Indiana, 1986: un secondo prima della fine, 30 secondi dopo lo scadere dei 7 minuti, 7 anni prima di Phoenix, 12 anni prima di Kerr a Utah.
Un dettaglio per ogni episodio, dicevamo. Tra le cose su cui mi sono fermato un attimo in più in ciò che si è visto finora di “The Last Dance”, c’è il canestro di John Paxson allo scadere che, dando ai Bulls la vittoria su Indiana nel 1986, li porta ai playoff. I 7 minuti “concordati” di Jordan, che si stava già travestendo da Dio come poi avrebbe fatto al Boston Garden qualche giorno dopo, erano scaduti e, a 31″ dalla sirena, un punto sotto nella partita più importante, coach Albeck lo lascia in panchina. Sorveglia le operazioni Jerry Krause. L’azione dei Bulls è faticosa, non riescono a liberare nessuno per il tiro ma, marcato e sbilanciato, Paxson se lo prende e lo segna.
Phoenix, finali Nba, 1993.
Jordan è in campo, non c’è limite ai minuti, né c’è limite a ciò che può fare in campo. Ha praticamente segnato tutti i punti di Chicago, che è avanti 3-2 nella serie, nell’ultimo quarto. Sotto di due punti, la palla va a lui, ma viene chiuso ed è costretto a passarla. La palla non gli torna, finisce a un liberissimo Paxsons (vecchia regola: se c’è un raddoppio, qualcuno è libero), che a 3 secondi dalla fine segna il tiro da tre del sorpasso e del titolo. Ne aveva segnato uno simile, anche se da due e non a così pochi secondi dalla fine, nella gara decisiva delle finali 1991 vinte con i Lakers, le prime della dinastia.
1997
Gara 6 di finale tra Bulls (avanti 3-2) e Jazz, punteggio pari. Jordan dice a Kerr una cosa tipo: “Mi raddoppieranno, te la passerò”. Succede. Kerr, che ha una mano molto migliore di quella di Paxson, segna. Ne aveva già fatti di canestri così, ne farà altri con altre squadre, come ne farà uno che seguirà Jackson ai Lakers (Ron Harper), ne faranno altri (Derek Fisher, Robert Horry e non solo). Uomini giusti al posto giusto, nel momento giusto, nella squadra giusta. Il basket li premia spesso perché, fondamentalmente, è uno sport giusto. Vince sempre chi se lo è meritato.
Il tiro di Kerr nel 1997 è lo stesso di Paxson nel 1993, che è lo stesso Paxson del 1986.
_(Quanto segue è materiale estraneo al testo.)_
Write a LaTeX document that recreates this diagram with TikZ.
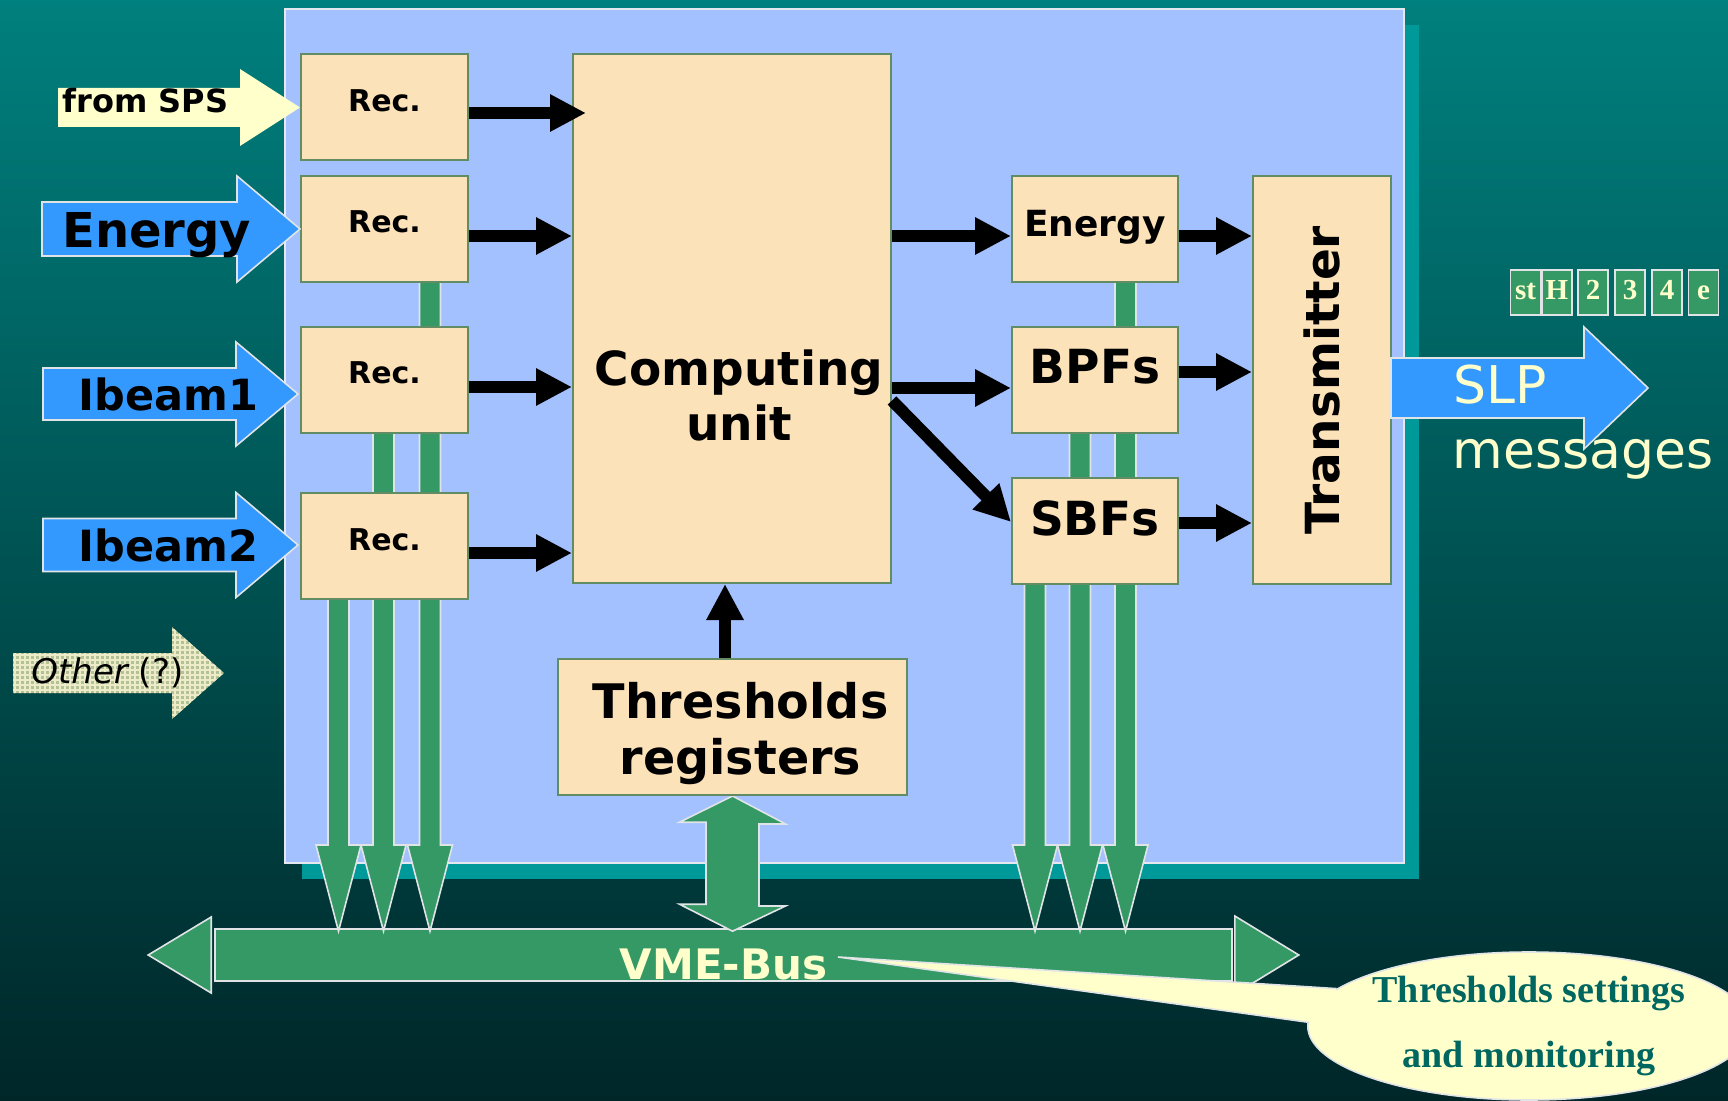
\documentclass[tikz,border=0pt]{standalone}
\usepackage{fontspec}
\setmainfont{DejaVu Sans}
\newfontfamily\timesfont{Liberation Serif}
\usetikzlibrary{arrows.meta, calc, shapes.geometric}

\definecolor{bgtop}{RGB}{0,128,126}
\definecolor{bgbot}{RGB}{0,38,40}
\definecolor{shadowteal}{RGB}{0,153,153}
\definecolor{panelblue}{RGB}{163,193,255}
\definecolor{panelline}{RGB}{230,232,240}
\definecolor{boxfill}{RGB}{252,226,185}
\definecolor{boxline}{RGB}{98,140,100}
\definecolor{busgreen}{RGB}{53,153,102}
\definecolor{lightline}{RGB}{225,228,230}
\definecolor{inblue}{RGB}{51,153,255}
\definecolor{cream}{RGB}{255,255,204}
\definecolor{calltext}{RGB}{0,102,96}
\definecolor{sage}{RGB}{178,194,150}
\definecolor{sagegrid}{RGB}{238,236,200}

\pgfdeclarelayer{bg}
\pgfdeclarelayer{mid}
\pgfsetlayers{bg,mid,main}

\newcommand\blockarrow[6][]{%
  \path[#1] #2 -- ++(-#6,-#5) -- ++(0,#5-#4) -- ++(#6-#3,0) -- ++(0,2*#4)
    -- ++(#3-#6,0) -- ++(0,#5-#4) -- cycle;}
\newcommand\dropbar[2]{%
  \path[bar] (#1-10.5,0 |- #2.south) -- (#1-10.5,845) -- (#1-22.5,845)
    -- ($(#1,0 |- bus.north)+(0,3)$) -- (#1+22.5,845) -- (#1+10.5,845)
    -- (#1+10.5,0 |- #2.south);}

\begin{document}
\begin{tikzpicture}[x=0.5pt, y=-0.5pt,
  box/.style={draw=boxline, fill=boxfill, line width=1pt, inner sep=0pt},
  recbox/.style={box, minimum width=83.5pt, minimum height=53pt, font=\bfseries\fontsize{15}{18}\selectfont, text height=10.9pt, text depth=6.9pt},
  filtbox/.style={box, minimum width=83pt, minimum height=53pt, font=\bfseries\fontsize{23.5}{28}\selectfont, text height=17.1pt, text depth=13.1pt},
  conn/.style={line width=6pt, -{Triangle[length=18pt, width=17.5pt]}},
  bar/.style={fill=busgreen, draw=lightline, line width=0.8pt},
  inarrow/.style={fill=inblue, draw=lightline, line width=0.8pt},
  intext/.style={anchor=base west, inner sep=0pt, font=\bfseries\fontsize{#1}{#1}\selectfont},
  bit/.style={fill=busgreen, draw=lightline, line width=0.75pt, minimum width=15pt, minimum height=22.5pt, inner sep=0pt, text=cream, text height=9.6pt, text depth=2.4pt, font=\timesfont\bfseries\fontsize{14.5}{15}\selectfont}]
\useasboundingbox (0,0) rectangle (1728,1101);

\node[recbox] (rec1) at (384.5,107.5) {Rec.};
\node[recbox] (rec2) at (384.5,229) {Rec.};
\node[recbox] (rec3) at (384.5,380) {Rec.};
\node[recbox] (rec4) at (384.5,546) {Rec.};
\node[box, minimum width=159pt, minimum height=264.5pt,
  label={[font=\bfseries\fontsize{23.5}{27.5}\selectfont, align=center, xshift=3.5pt, yshift=-38.5pt]center:Computing\\unit}] (comp) at (732,318.5) {};
\node[box, minimum width=83pt, minimum height=53pt, font=\bfseries\fontsize{18}{22}\selectfont, text height=13.1pt, text depth=5.1pt] (en) at (1095,229) {Energy};
\node[filtbox] (bpf) at (1095,380) {BPFs};
\node[filtbox] (sbf) at (1095,531) {SBFs};
\node[box, minimum width=69pt, minimum height=204pt, font=\bfseries\fontsize{23.5}{28}\selectfont] (tx) at (1322,380) {\rotatebox{90}{Transmitter}};
\node[box, minimum width=174.5pt, minimum height=68pt,
  label={[font=\bfseries\fontsize{23.8}{28}\selectfont, align=center, xshift=4pt, yshift=-3.5pt]center:Thresholds\\registers}] (thr) at (732.5,727) {};

\foreach \t/\x in {st/1525.5, H/1557, 2/1593, 3/1630, 4/1667, e/1703.5}
  \node[bit] (b\t) at (\x,292.5) {\t};

\begin{pgfonlayer}{bg}
\shade[top color=bgtop, bottom color=bgbot] (0,0) rectangle (1728,1101);
\fill[shadowteal] (302,25) rectangle (1419,879);
\filldraw[fill=panelblue, draw=panelline, line width=1pt] (285,9) rectangle (1404,863);
\node[bar, minimum width=508.5pt, minimum height=26pt, inner sep=0pt, text=cream, font=\bfseries\fontsize{21}{21}\selectfont, text height=24pt, text depth=0pt] (bus) at (723.5,955) {VME-Bus};
\path[bar] ($(bus.west)+(-3,-38)$) -- ++(-63,38) -- ++(63,38) -- cycle;
\path[bar] ($(bus.east)+(2,-39)$) -- ++(64,39) -- ++(-64,39) -- cycle;
\end{pgfonlayer}

\begin{pgfonlayer}{mid}
\foreach \cx/\src in {430/rec2, 383.5/rec3, 338.5/rec4, 1125.5/en, 1080/bpf, 1035/sbf}
  {\dropbar{\cx}{\src}}
\path[bar] (thr.south) -- ++(53,28) -- ++(-26.5,0) -- ++(0,82) -- ++(26.5,0)
  -- ($(thr.south |- bus.north)+(0,3)$) -- ++(-53,-27) -- ++(26.5,0) -- ++(0,-82) -- ++(-26.5,0) -- cycle;
\end{pgfonlayer}

\draw[conn] ($(rec1.east)+(0,5.5)$) -- ($(rec1.east -| comp.west)+(14,5.5)$);
\foreach \r in {rec2,rec3,rec4}
  \draw[conn] ($(\r.east)+(0,7)$) -- ($(\r.east -| comp.west)+(0,7)$);
\draw[conn] ($(comp.east |- en.west)+(0,7)$) -- ($(en.west)+(0,7)$);
\draw[conn] ($(comp.east |- bpf.west)+(0,8)$) -- ($(bpf.west)+(0,8)$);
\draw[conn] ($(comp.east)+(0,82)$) -- ($(sbf.west)+(0,-9)$);
\draw[conn] ($(en.east)+(0,7)$) -- ($(en.east -| tx.west)+(0,7)$);
\draw[conn] ($(bpf.east)+(0,-8)$) -- ($(bpf.east -| tx.west)+(0,-8)$);
\draw[conn] ($(sbf.east)+(0,-8)$) -- ($(sbf.east -| tx.west)+(0,-8)$);
\draw[conn] ($(thr.north)+(-7.5,0)$) -- ($(thr.north |- comp.south)+(-7.5,0)$);

\blockarrow[fill=cream]{(rec1.west)}{242}{19.5}{38.5}{60}
\blockarrow[inarrow]{(rec2.west)}{258}{27}{53}{63}
\blockarrow[inarrow]{($(rec3.west)+(-2,14)$)}{255}{26}{52}{62}
\blockarrow[inarrow]{($(rec4.west)+(-2,-1)$)}{255}{26.5}{52.5}{62}
\blockarrow[inarrow]{($(tx.east)+(256,8)$)}{257}{30}{61}{64}
\begin{scope}
  \blockarrow[clip]{(224,673)}{211}{20}{46}{52}
  \fill[sage] (0,600) rectangle (240,740);
  \draw[sagegrid, line width=0.6pt, step=2.5pt] (0,600) grid (240,740);
\end{scope}

\node[intext=16] (spstext) at (62,113) {from SPS};
\node[intext=24] (entext) at (62,248) {Energy};
\node[intext=21.5] (ib1text) at (78,410) {Ibeam1};
\node[intext=21.5] (ib2text) at (78,561) {Ibeam2};
\node[anchor=base west, inner sep=0pt, font=\fontsize{17}{17}\selectfont] (othertext) at (31,683) {{\itshape Other} (?)};
\node[anchor=base west, inner sep=0pt, text=cream, font=\fontsize{26}{26}\selectfont] (slp) at (1453,403) {SLP};
\node[anchor=base west, inner sep=0pt, text=cream, font=\fontsize{26}{26}\selectfont] (msg) at (1452,468) {messages};

\coordinate (calltip) at (838,957);
\node[ellipse, fill=cream, draw=lightline, line width=0.8pt, inner sep=0pt, minimum width=216pt, minimum height=74pt, align=center, text=calltext,
  font=\timesfont\bfseries\fontsize{19}{32.5}\selectfont] (call) at (1529,1026) {Thresholds settings\\and monitoring};
\fill[cream] (calltip) -- (call.169) -- ($(call.174)+(16,0)$) -- (call.179) -- cycle;
\draw[lightline, line width=0.8pt] (call.169) -- (calltip) -- (call.179);
\end{tikzpicture}
\end{document}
Oppure è un po’ diverso, perché nel frattempo è migliorato e perché in squadra tutti sanno, da Jordan in giù, che ci si può fidare in certi momenti. E torniamo al punto di episodio 1. Il meraviglioso intreccio di competenze, anche tecniche, e personalità che sono stati i Chicago Bulls. Jordan avrebbe vinto senza quei tiri di Paxson e Kerr (che sono un simbolo: valgono come i rimbalzi di Rodman, i passi indietro di Pippen, eccetera)? Probabilmente no. E Paxsons e Kerr sarebbero stati così mentalmente pronti senza Jordan? Probabilmente no. Ci sarebbe stato “Dio travestito da Jordan” senza la vittoria a Indiana nel 1986? No. Se Jordan fosse stato in campo, avrebbe segnato lui quel tiro? Probabilmente sì. Ma lo ha segnato Paxson, scelto dal “cattivo” Krause, che era lì a controllare che Jordan non entrasse in campo.
E quello è uno dei momenti in cui sono nati i Chicago Bulls. E quello è anche uno dei momenti in cui Jordan ha iniziato a diventare il numero uno assoluto. Perché altri numeri 1, in situazioni simili, non hanno passato la palla ai loro Paxson e Kerr. Scelti da Krause e migliorati da Jordan.
Post scriptum: Oggi John Paxson è dirigente dei Chicago Bulls, per anni è stato proprio il successore di Krause, ma ora è stato soppiantato da Karnisovas. Uno che abbiamo visto spesso in squadroni europei e quei tiri li sbagliava quasi sempre.